> Extracted records:
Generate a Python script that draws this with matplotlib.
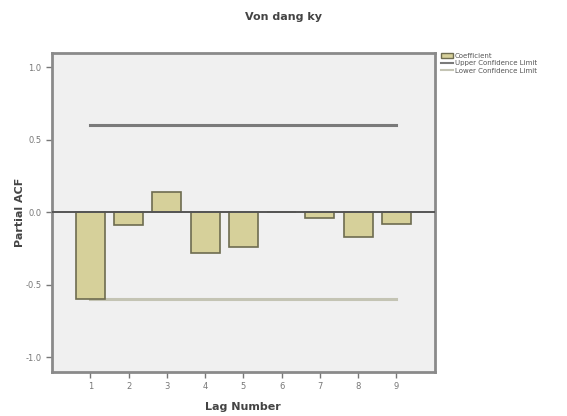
==
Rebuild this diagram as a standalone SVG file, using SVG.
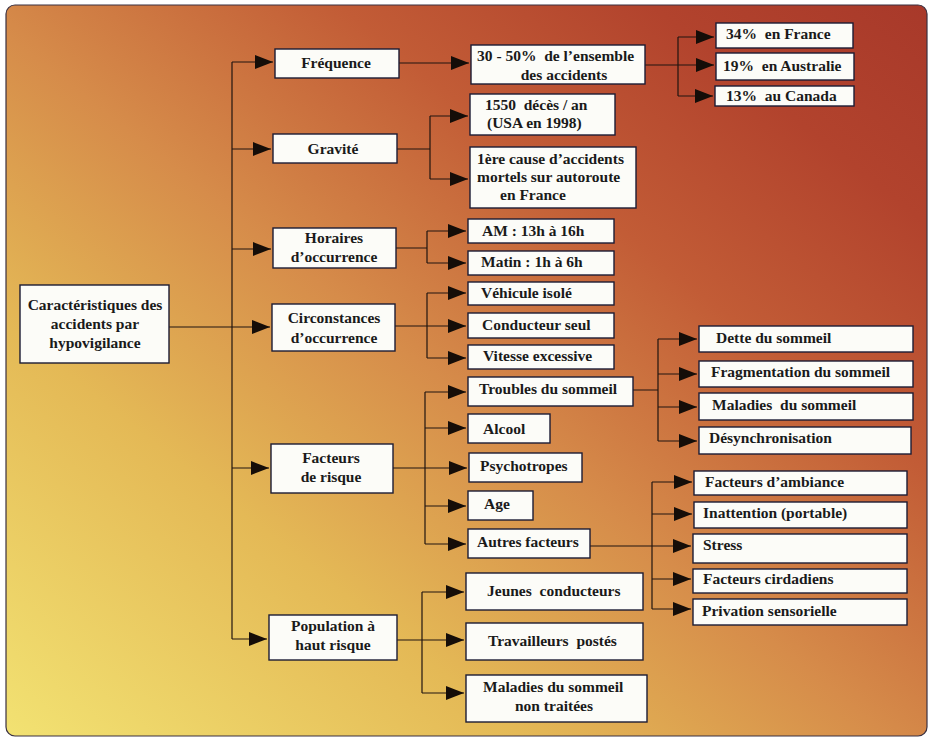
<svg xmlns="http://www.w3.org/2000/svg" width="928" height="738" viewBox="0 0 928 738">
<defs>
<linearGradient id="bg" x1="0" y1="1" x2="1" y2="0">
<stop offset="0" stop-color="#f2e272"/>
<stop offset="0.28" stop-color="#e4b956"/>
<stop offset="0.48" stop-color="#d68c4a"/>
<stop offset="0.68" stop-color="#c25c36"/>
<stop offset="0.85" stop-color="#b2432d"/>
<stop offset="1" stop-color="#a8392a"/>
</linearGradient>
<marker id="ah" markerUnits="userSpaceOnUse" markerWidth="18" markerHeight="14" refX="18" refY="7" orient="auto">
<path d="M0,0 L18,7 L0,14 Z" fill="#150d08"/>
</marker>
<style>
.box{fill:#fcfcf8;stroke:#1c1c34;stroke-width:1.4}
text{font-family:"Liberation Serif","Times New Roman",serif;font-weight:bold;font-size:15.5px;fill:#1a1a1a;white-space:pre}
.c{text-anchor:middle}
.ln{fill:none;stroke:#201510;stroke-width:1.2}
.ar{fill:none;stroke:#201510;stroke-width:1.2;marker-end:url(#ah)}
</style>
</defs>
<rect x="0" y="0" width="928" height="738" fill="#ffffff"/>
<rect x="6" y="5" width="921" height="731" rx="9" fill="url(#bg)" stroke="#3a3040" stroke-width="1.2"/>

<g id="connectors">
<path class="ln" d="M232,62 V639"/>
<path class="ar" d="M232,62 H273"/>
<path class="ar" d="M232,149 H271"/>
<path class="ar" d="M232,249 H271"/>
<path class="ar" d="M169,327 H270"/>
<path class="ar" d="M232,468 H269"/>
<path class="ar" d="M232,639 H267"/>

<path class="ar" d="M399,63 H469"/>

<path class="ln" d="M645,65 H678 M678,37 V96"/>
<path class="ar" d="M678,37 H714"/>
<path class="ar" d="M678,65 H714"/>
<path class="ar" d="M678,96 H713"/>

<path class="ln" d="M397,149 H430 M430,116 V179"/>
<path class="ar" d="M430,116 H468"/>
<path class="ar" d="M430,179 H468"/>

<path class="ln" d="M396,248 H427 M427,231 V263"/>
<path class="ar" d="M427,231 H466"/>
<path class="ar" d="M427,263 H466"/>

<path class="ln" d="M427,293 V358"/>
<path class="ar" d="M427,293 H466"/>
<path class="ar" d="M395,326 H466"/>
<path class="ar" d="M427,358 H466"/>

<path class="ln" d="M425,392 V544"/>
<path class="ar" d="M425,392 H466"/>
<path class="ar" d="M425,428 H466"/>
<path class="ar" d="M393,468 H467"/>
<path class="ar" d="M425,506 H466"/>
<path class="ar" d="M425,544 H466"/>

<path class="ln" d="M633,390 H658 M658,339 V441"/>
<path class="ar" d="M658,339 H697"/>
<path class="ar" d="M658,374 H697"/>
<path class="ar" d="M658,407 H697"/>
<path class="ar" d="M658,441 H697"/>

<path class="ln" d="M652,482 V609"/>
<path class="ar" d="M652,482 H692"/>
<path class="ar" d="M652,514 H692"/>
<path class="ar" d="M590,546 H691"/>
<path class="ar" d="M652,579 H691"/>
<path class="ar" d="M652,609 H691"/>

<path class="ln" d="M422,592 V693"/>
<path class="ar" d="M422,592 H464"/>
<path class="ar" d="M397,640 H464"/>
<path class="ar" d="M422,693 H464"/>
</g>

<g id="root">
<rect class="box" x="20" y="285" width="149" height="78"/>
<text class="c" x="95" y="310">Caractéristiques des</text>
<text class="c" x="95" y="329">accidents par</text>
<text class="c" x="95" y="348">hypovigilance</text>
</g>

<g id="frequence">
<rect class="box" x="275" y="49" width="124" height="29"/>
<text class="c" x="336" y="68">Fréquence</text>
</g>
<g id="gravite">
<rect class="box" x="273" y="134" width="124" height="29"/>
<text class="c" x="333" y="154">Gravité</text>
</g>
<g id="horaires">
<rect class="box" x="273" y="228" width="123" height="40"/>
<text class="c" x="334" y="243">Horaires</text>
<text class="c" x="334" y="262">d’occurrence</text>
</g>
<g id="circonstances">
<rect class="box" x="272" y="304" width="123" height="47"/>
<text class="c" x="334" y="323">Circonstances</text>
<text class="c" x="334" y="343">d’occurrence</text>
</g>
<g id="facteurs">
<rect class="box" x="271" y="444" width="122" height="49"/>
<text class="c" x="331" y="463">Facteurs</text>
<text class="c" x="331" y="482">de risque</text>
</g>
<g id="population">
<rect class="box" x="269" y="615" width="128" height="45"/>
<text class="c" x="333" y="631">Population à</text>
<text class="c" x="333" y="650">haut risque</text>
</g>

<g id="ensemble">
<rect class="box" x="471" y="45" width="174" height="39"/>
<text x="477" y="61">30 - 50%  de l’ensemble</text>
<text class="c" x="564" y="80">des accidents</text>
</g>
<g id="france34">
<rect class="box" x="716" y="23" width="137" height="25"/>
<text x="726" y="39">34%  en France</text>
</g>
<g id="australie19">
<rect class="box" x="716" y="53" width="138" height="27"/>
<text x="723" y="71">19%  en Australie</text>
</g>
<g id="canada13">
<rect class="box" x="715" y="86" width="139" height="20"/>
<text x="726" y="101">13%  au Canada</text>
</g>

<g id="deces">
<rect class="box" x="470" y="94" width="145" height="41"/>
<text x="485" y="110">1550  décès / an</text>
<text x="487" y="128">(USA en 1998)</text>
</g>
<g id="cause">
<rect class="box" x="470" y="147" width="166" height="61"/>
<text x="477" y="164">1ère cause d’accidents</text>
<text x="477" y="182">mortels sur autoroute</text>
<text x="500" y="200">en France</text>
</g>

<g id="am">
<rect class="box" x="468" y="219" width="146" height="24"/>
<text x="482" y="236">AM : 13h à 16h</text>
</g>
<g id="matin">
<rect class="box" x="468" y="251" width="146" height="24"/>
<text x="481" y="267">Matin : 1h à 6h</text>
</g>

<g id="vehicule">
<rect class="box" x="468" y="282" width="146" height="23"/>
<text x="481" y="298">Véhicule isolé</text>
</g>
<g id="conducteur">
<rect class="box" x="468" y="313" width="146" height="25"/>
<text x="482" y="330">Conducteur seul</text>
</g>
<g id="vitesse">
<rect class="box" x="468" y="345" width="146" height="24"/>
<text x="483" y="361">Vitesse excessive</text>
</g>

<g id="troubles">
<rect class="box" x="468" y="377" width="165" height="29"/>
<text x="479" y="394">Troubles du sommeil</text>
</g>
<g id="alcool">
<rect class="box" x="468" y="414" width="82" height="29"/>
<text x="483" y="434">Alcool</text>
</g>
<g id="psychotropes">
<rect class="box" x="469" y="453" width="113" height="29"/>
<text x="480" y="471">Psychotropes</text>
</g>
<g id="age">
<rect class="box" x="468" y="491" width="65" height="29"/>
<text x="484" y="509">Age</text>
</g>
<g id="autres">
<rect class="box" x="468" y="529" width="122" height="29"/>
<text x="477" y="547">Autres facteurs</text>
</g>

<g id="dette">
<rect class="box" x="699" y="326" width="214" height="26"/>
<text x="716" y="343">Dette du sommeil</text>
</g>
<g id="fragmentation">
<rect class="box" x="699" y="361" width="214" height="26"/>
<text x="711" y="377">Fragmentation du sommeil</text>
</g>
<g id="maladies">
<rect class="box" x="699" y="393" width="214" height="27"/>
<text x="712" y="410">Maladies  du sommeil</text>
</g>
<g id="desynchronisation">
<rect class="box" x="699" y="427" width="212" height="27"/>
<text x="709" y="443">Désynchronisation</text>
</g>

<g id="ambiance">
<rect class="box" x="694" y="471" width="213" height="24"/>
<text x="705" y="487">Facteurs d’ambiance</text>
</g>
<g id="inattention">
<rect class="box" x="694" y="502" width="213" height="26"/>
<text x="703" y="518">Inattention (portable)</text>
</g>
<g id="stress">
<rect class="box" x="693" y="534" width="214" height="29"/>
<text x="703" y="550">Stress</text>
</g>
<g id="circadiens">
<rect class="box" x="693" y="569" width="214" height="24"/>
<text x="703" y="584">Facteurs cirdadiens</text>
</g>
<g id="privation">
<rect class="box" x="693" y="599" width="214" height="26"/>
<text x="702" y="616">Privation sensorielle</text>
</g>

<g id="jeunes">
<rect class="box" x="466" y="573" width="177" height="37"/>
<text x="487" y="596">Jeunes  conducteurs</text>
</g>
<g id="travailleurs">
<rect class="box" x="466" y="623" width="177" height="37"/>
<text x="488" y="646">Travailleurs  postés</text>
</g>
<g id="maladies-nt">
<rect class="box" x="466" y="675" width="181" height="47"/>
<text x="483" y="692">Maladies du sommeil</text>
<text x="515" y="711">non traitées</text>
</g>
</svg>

> The request: Extract each line from the entries above that contains the string "this".

> Exercise solution:
Generate a Python script that draws this with matplotlib.
Rebuild this diagram as a standalone SVG file, using SVG.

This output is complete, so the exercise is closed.